L'idéal est donc d'associer participation directe et indirecte ?

Clément Ruffier : L’enquête européenne ECS de 2013, reprises dans un rapport d'Eurofound, montre que contrairement à ce présupposé, les pratiques de participation ont tendance à se rejoindre. Dans les entreprises, un haut niveau de participation directe va généralement de pair avec un haut niveau de participation indirecte. Les entreprises qui combinent les deux modes sont les mieux notées en matière de qualité de vie au travail.

Les retours d'expérience tendent par ailleurs à prouver que ces deux modes peuvent être largement complémentaires. Pour illustrer cette nécessaire complémentarité, une entreprise libérée avait mis en place une démarche participative pour élaborer le cadre permettant de "libérer" les projets et les faire porter par les salariés, avec la possibilité de les mener à terme en consultant les personnes impactées sans validation de la hiérarchie. Au bout d'un an et demi, l'entreprise constate que les salariés qui se sont emparés de cette politique de libération sont principalement les salariés qui ont des fonctions d'encadrement. Par ailleurs, ce sont avant tout les cadres qui prenaient la parole au sein des espaces de discussion. Dans ce contexte, les membres du CHSCT se sont fait les porte-voix des non-cadres en les consultant individuellement. Cela prouve qu'une démarche participative seule ne suffit pas ; associer les IRP permet de multiplier les canaux de remontée d’information.

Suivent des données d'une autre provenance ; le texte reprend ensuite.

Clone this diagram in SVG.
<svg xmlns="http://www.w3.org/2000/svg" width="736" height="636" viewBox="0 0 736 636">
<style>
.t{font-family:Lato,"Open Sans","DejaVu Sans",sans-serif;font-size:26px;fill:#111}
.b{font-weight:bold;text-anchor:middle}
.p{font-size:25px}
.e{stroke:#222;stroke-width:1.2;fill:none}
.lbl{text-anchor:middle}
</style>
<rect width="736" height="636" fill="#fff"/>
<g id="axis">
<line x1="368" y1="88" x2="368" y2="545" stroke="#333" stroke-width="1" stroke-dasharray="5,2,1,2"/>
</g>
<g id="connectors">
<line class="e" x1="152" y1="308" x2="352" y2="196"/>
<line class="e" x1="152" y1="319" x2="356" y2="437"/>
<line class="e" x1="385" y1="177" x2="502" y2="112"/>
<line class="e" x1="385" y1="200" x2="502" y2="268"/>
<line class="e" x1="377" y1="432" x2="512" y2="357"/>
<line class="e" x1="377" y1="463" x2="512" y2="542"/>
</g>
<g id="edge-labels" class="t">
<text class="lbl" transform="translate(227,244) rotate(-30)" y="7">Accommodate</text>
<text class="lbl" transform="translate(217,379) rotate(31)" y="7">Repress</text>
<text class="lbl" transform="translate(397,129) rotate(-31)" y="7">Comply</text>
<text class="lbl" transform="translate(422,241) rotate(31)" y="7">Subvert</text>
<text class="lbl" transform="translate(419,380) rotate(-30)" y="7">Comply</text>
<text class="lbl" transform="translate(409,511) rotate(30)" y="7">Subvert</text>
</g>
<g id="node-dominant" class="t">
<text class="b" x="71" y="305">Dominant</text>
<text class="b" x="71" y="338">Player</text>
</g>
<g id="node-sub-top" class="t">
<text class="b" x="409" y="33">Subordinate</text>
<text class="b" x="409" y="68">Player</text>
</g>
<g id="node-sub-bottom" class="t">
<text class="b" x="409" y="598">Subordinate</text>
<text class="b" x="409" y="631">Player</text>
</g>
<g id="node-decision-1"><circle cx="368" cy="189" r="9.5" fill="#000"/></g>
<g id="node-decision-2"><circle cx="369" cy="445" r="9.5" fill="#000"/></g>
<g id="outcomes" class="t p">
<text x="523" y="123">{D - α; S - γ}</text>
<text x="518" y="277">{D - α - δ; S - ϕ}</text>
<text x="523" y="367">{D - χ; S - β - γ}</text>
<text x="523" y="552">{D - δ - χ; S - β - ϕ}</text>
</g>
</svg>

Les démarches participatives traduisent-elles une défaillance du dialogue social en matière de conditions de travail ?

Amandine Bruguière : Les conditions de travail et la qualité de vie au travail ont été pleinement hissées au niveau du dialogue social à l’occasion de l'accord national interprofessionnel du 19 juin 2013 sur la qualité de vie au travail. Mais il ne faut pas opposer dialogue social et dialogue professionnel. Les deux s’alimentent. Les discussions doivent avoir lieu au plus près de la réalité de l'activité, éventuellement avec l’aide d’un tiers, entre le manager et les collaborateurs. Et cette réalité doit pouvoir être remontée dans les sphères où se discutent les enjeux stratégiques.